Wiener Polizist soll Ohrfeigen verteilt haben: Freispruch im Zweifel

Seit 40 Jahren ist der Polizist im Dienst, seit 13 Jahren versieht er seinen Dienst im Arrestanten-Bereich – also bei den Zellen der Polizeiinspektion. Gerichtlich fiel der Mann bisher nie auf. Doch am Dienstag sitzt der Polizist erstmals als Angeklagter vor dem Richter in Wien. Er soll einem Festgenommenen zwei Watschen gegeben haben.
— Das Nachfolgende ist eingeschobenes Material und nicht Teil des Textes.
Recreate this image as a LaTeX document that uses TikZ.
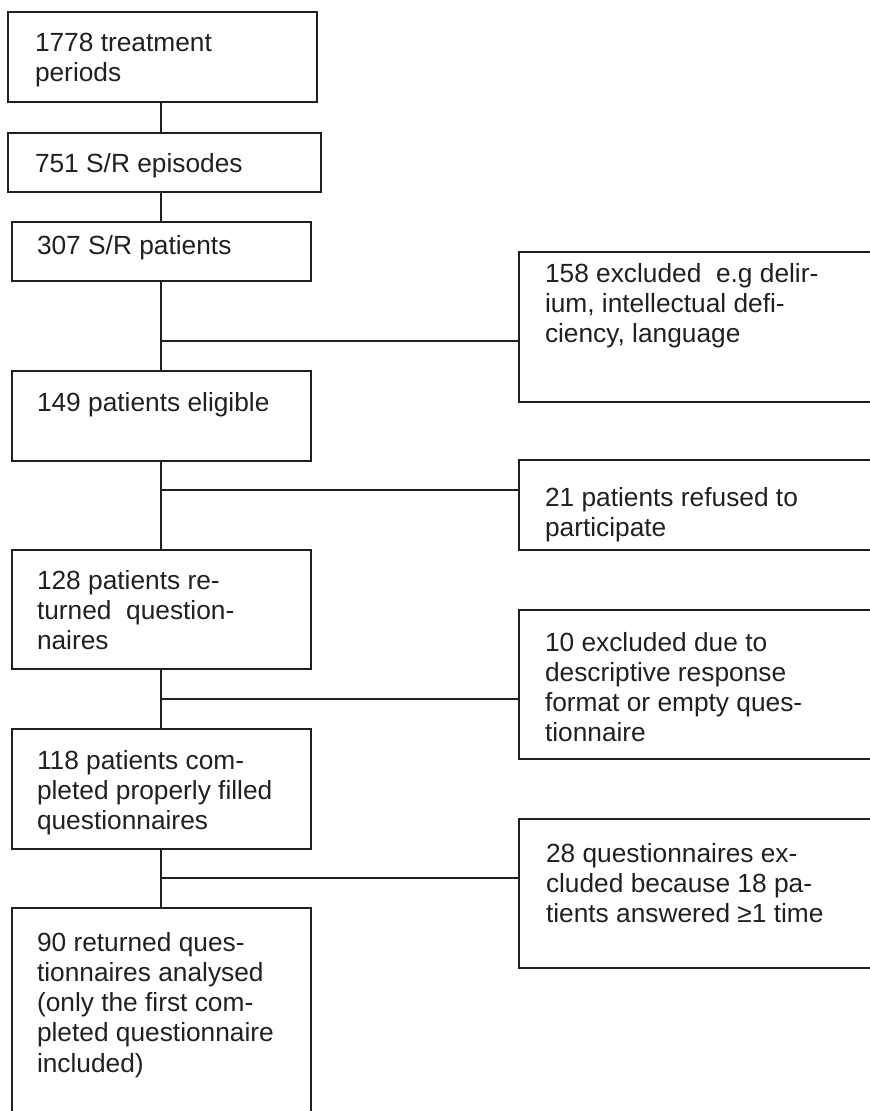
\documentclass[tikz,border=0pt]{standalone}
\usepackage{fontspec}
\setmainfont{Liberation Sans}
\definecolor{ink}{RGB}{35,31,32}
\begin{document}
\begin{tikzpicture}[x=1pt,y=-1pt,
  box/.style={draw=ink, line width=2.4pt, rectangle, inner sep=0pt, outer sep=0pt, anchor=north west},
  txt/.style={text=ink, align=left, inner sep=0pt, outer sep=0pt, anchor=north west, font=\fontsize{26.3}{30.3}\selectfont},
  conn/.style={draw=ink, line width=2.4pt}]
\useasboundingbox (0,0) rectangle (870,1111);
\clip (0,0) rectangle (870,1111);
% left column boxes
\node[box, minimum width=309pt, minimum height=90pt] (b1) at (8,12) {};
\node[box, minimum width=313pt, minimum height=59pt] (b2) at (8,133) {};
\node[box, minimum width=299pt, minimum height=59pt] (b3) at (12,222) {};
\node[box, minimum width=299pt, minimum height=90pt] (b4) at (12,371) {};
\node[box, minimum width=299pt, minimum height=119pt] (b5) at (12,550) {};
\node[box, minimum width=299pt, minimum height=120pt] (b6) at (12,729) {};
\node[box, minimum width=299pt, minimum height=260pt] (b7) at (12,908) {};
% right column boxes (cut off at the right edge)
\node[box, minimum width=400pt, minimum height=150pt] (r1) at (519,252) {};
\node[box, minimum width=400pt, minimum height=90pt] (r2) at (519,460) {};
\node[box, minimum width=400pt, minimum height=149pt] (r3) at (519,610) {};
\node[box, minimum width=400pt, minimum height=149pt] (r4) at (519,819) {};
% texts
\node[txt] (t1) at (35,33) {1778 treatment\\periods};
\node[txt] (t2) at (35,153) {751 S/R episodes};
\node[txt] (t3) at (37,235) {307 S/R patients};
\node[txt] (t4) at (37,392) {149 patients eligible};
\node[txt] (t5) at (37,570) {128 patients re-\\turned\ \ question-\\naires};
\node[txt] (t6) at (37,750) {118 patients com-\\pleted properly filled\\questionnaires};
\node[txt] (t7) at (37,932) {90 returned ques-\\tionnaires analysed\\(only the first com-\\pleted questionnaire\\included)};
\node[txt] (s1) at (545,263) {158 excluded\ \ e.g delir-\\ium, intellectual defi-\\ciency, language};
\node[txt] (s2) at (545,487) {21 patients refused to\\participate};
\node[txt] (s3) at (545,632) {10 excluded due to\\descriptive response\\format or empty ques-\\tionnaire};
\node[txt] (s4) at (546,843) {28 questionnaires ex-\\cluded because 18 pa-\\tients answered ≥1 time};
% junction points on the trunk
\coordinate (j1) at (161,341);
\coordinate (j2) at (161,490);
\coordinate (j3) at (161,699);
\coordinate (j4) at (161,878);
% trunk
\draw[conn] (b1.south -| j1) -- (b2.north -| j1);
\draw[conn] (b2.south -| j1) -- (b3.north -| j1);
\draw[conn] (b3.south -| j1) -- (b4.north -| j1);
\draw[conn] (b4.south -| j1) -- (b5.north -| j1);
\draw[conn] (b5.south -| j1) -- (b6.north -| j1);
\draw[conn] (b6.south -| j1) -- (b7.north -| j1);
% branches
\draw[conn] (j1) -- (j1 -| r1.west);
\draw[conn] (j2) -- (j2 -| r2.west);
\draw[conn] (j3) -- (j3 -| r3.west);
\draw[conn] (j4) -- (j4 -| r4.west);
\end{tikzpicture}
\end{document}
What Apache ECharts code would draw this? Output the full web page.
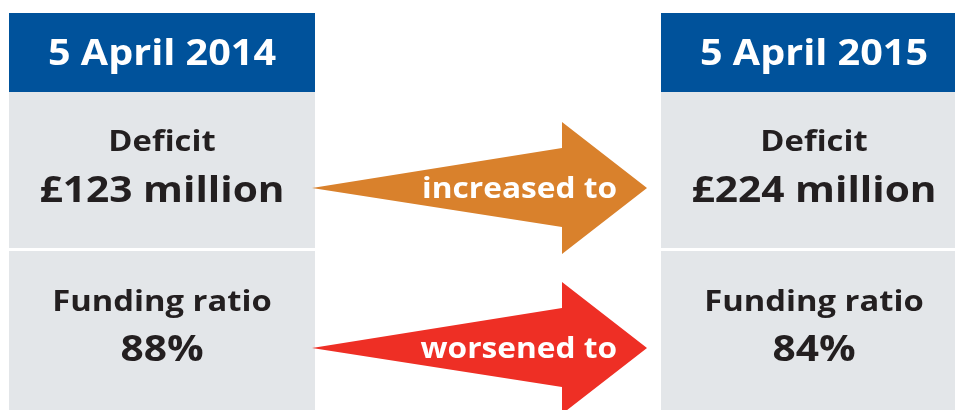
<!DOCTYPE html>
<html>
<head>
<meta charset="utf-8">
<script src="https://cdn.jsdelivr.net/npm/echarts@6/dist/echarts.min.js"></script>
<style>
html,body{margin:0;padding:0;background:#fff;}
#chart{width:955px;height:410px;}
</style>
</head>
<body>
<div id="chart"></div>
<script>
// Data
var dates = ['5 April 2014', '5 April 2015'];
var metrics = ['Deficit', 'Funding ratio'];
var deficitValues = ['£123 million', '£224 million'];
var fundingRatioValues = ['88%', '84%'];
var changeLabels = ['increased to', 'worsened to'];

// Layout / style
var FONT = '"Open Sans", sans-serif';
var SX = 1.13;
var panelX = [9, 661];
var panelW = 306;
var headerY = 13, headerH = 79;
var cellY = [92, 251], cellH = [156, 159];
var labelY = [143, 303];
var valueY = [192, 351];
var arrowY = [188, 348];
var arrowColors = ['#D9812C', '#EE2F25'];
var valueRows = [deficitValues, fundingRatioValues];

function txt(x, y, s, size, align, fill) {
  return {type: 'text', x: x, y: y, scaleX: SX, style: {x: 0, y: 0, text: s, fill: fill,
    font: '700 ' + size + 'px ' + FONT, textAlign: align, textVerticalAlign: 'middle'}};
}

var g = [];
panelX.forEach(function (px, i) {
  var cx = px + panelW / 2;
  g.push({type: 'rect', shape: {x: px, y: headerY, width: panelW, height: headerH}, style: {fill: '#00529B'}});
  g.push(txt(cx, headerY + headerH / 2 + 3, dates[i], 35, 'center', '#fff'));
  metrics.forEach(function (m, j) {
    g.push({type: 'rect', shape: {x: px, y: cellY[j], width: panelW, height: cellH[j]}, style: {fill: '#E3E6E9'}});
    g.push(txt(cx, labelY[j], m, 29, 'center', '#231F20'));
    g.push(txt(cx, valueY[j], valueRows[j][i], 36, 'center', '#231F20'));
  });
});
arrowY.forEach(function (ay, j) {
  g.push({type: 'polygon', shape: {points: [
    [312, ay], [562, ay - 40], [562, ay - 66], [647, ay], [562, ay + 66], [562, ay + 39]
  ]}, style: {fill: arrowColors[j]}});
  g.push(txt(617, ay + 2, changeLabels[j], 28, 'right', '#fff'));
});

var chart = echarts.init(document.getElementById('chart'), null, {renderer: 'canvas'});
chart.setOption({animation: false, backgroundColor: '#fff', graphic: {elements: g}});
</script>
</body>
</html>
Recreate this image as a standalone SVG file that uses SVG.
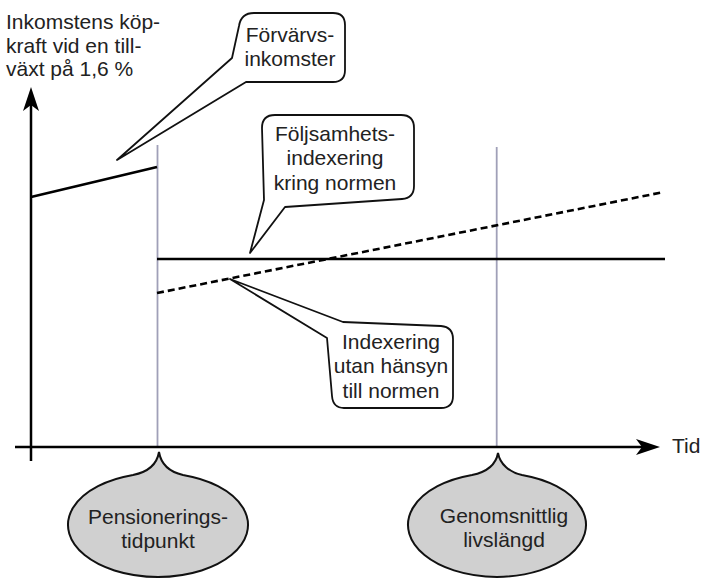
<svg xmlns="http://www.w3.org/2000/svg" width="707" height="578" viewBox="0 0 707 578">
  <style>
    .txt { font-family: "Liberation Sans", Arial, sans-serif; font-size: 21px; fill: #222; }
    .mid { text-anchor: middle; }
    .bubble { fill: #fff; stroke: #111; stroke-width: 1.8; stroke-linejoin: round; }
    .drop { fill: #d0d0d0; stroke: #111; stroke-width: 2; }
    .axis { stroke: #000; stroke-width: 2.5; fill: none; }
    .curve { stroke: #000; stroke-width: 2.6; fill: none; }
    .grid { stroke: #a0a0b8; stroke-width: 1.8; fill: none; }
    .dash { stroke: #000; stroke-width: 2.6; fill: none; stroke-dasharray: 7 4; }
  </style>
  <defs>
    <marker id="arrow" viewBox="0 0 24 16" refX="14" refY="8" markerWidth="24" markerHeight="16" markerUnits="userSpaceOnUse" orient="auto">
      <path d="M0,0 L24,8 L0,16 L6,8 Z" fill="#000"/>
    </marker>
  </defs>
  <rect width="707" height="578" fill="#fff"/>

  <g id="connectors">
    <line class="grid" x1="157.5" y1="145" x2="157.5" y2="447"/>
    <line class="grid" x1="496.7" y1="147" x2="496.7" y2="447"/>
    <line class="axis" x1="31" y1="461" x2="31" y2="97" marker-end="url(#arrow)"/>
    <line class="axis" x1="15" y1="447" x2="650" y2="447" marker-end="url(#arrow)"/>
    <line class="curve" x1="31" y1="197" x2="157" y2="167"/>
    <line class="curve" x1="157" y1="259" x2="665" y2="259" stroke-width="3"/>
    <line class="dash" x1="157" y1="293" x2="664" y2="192"/>
  </g>

  <g id="y-label">
    <text class="txt" x="6" y="29">Inkomstens köp-</text>
    <text class="txt" x="6" y="53">kraft vid en till-</text>
    <text class="txt" x="6" y="76">växt på 1,6 %</text>
  </g>

  <g id="x-label">
    <text class="txt" x="672" y="453">Tid</text>
  </g>

  <g id="callout-forvarvsinkomster">
    <path class="bubble" d="M 232 58 L 117 160 L 246 82 L 333 82 Q 345 82 345 70 L 345 25 Q 345 13 333 13 L 254 13 Q 241 13 239 26 Z"/>
    <text class="txt mid" x="290" y="42">Förvärvs-</text>
    <text class="txt mid" x="290" y="66">inkomster</text>
  </g>

  <g id="callout-foljsamhetsindexering">
    <path class="bubble" d="M 264 200 L 250 253 L 285 207 L 402 199 Q 414 198 414 186 L 414 128 Q 414 115 401 115 L 275 115 Q 262 115 262 128 Z"/>
    <text class="txt mid" x="335" y="141">Följsamhets-</text>
    <text class="txt mid" x="335" y="165">indexering</text>
    <text class="txt mid" x="335" y="190">kring normen</text>
  </g>

  <g id="callout-indexering-utan-hansyn">
    <path class="bubble" d="M 230 279 L 343 322 L 441 326 Q 453 327 453 339 L 453 396 Q 453 408 441 408 L 344 408 Q 333 408 332 396 L 327 338 Z"/>
    <text class="txt mid" x="391" y="349">Indexering</text>
    <text class="txt mid" x="391" y="373">utan hänsyn</text>
    <text class="txt mid" x="391" y="398">till normen</text>
  </g>

  <g id="pensioneringstidpunkt">
    <path class="drop" d="M 133 475 C 148 472, 157 464, 159 452 C 161 464, 170 472, 183 475 A 90 52 0 1 1 133 475 Z"/>
    <text class="txt mid" x="158" y="524">Pensionerings-</text>
    <text class="txt mid" x="158" y="548">tidpunkt</text>
  </g>

  <g id="genomsnittlig-livslangd">
    <path class="drop" d="M 472 475 C 487 472, 496 464, 498 453 C 500 464, 509 472, 522 475 A 89 52 0 1 1 472 475 Z"/>
    <text class="txt mid" x="504" y="523">Genomsnittlig</text>
    <text class="txt mid" x="504" y="547">livslängd</text>
  </g>
</svg>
Juristisch nennt sich das: Missbrauch der Amtsgewalt.
Hände wie Maurerfäustel
Der Angeklagte ist eine durchaus imposante Erscheinung. „Seine Hände würde man als Maurerfäustel bezeichnen“, sagt auch sein Rechtsanwalt – und beteuert gleichzeitig die Unschuld seines Mandanten. „Wenn er Ohrfeigen verteilt hätte, hätte es den Mann vom Sessel runterg’haut.“
Der Zwischenfall soll sich im vergangenen September ereignet haben. Ein betrunkener Mann hatte randaliert und sich äußerst aggressiv verhalten. Allein um ihn auf den Boden zu bringen, seien vier Beamte nötig gewesen. Der Festgenommene wurde schließlich zu einer Polizeiinspektion in Wien-Josefstadt gebracht – und landete beim nun Angeklagten.
„Der Mann ist mir via Funk angekündigt worden. Ich wusste, dass wir einen äußerst aggressiven Festgenommenen bekommen“, erzählt der Beamte. Er habe den Mann „energisch aufgefordert“, seinen Kopf zu heben, um eine bereits vorhandene Verletzung am Kinn dokumentieren zu können. „Aber das hat er nicht gemacht, er hat auf den Boden geschaut.“ Er habe dem Sitzenden die Kappe umdrehen wollen – doch diese flog mit Schwung auf den Boden. Als er das Gesicht des Mannes nach oben schieben wollte, habe der Mann passiven Widerstand geleistet. „Er war widerspenstig.“ Also habe er ihm links und rechts auf die Wange gegriffen und den Kopf in die Höhe gehoben. „Vielleicht ist dadurch ein Klatschgeräusch entstanden.“
Schockiert
Genau dieses Geräusch nahmen zwei Polizistenkollegen wahr, die sich im selben Raum befanden. „Er war auffallend laut gegenüber dem Mann und hat ihm plötzlich zwei Ohrfeigen verpasst“, schildert ein Polizist. Gesehen habe er diese nicht, aber eben gehört. Der Festgenommene selbst sei ganz ruhig mit am Rücken gefesselten Armen gesessen. „Ich weiß nicht, warum das so ausgeartet ist. Ich hatte das Gefühl, nach der ersten Ohrfeige sind dem Mann die Tränen in die Augen gestiegen.“ Zwischen den „Klatschern“ seien mehrere Minuten Zeit vergangen. „Ich war schockiert, dass so etwas passiert ist.“ Der Polizist legte dazu auch einen Amtsvermerk an.
Auch ein zweiter Beamter, der mittlerweile den Polizeidienst an den Nagel gehängt hat, spricht von zwei Ohrfeigen. Allerdings „in kurzer Abfolge.“ Ein dritter Kollege hat zu dem Vorfall gar keine Wahrnehmungen. Der arretierte Mann selbst kann nicht befragt werden. Sein Aufenthaltsort ist unbekannt.
Zwar wirken die Zeugen glaubhaft, doch im Detail bleiben Unschärfen. Beim Schöffengericht bleiben Zweifel. Somit: Freispruch im Zweifel; nicht rechtskräftig.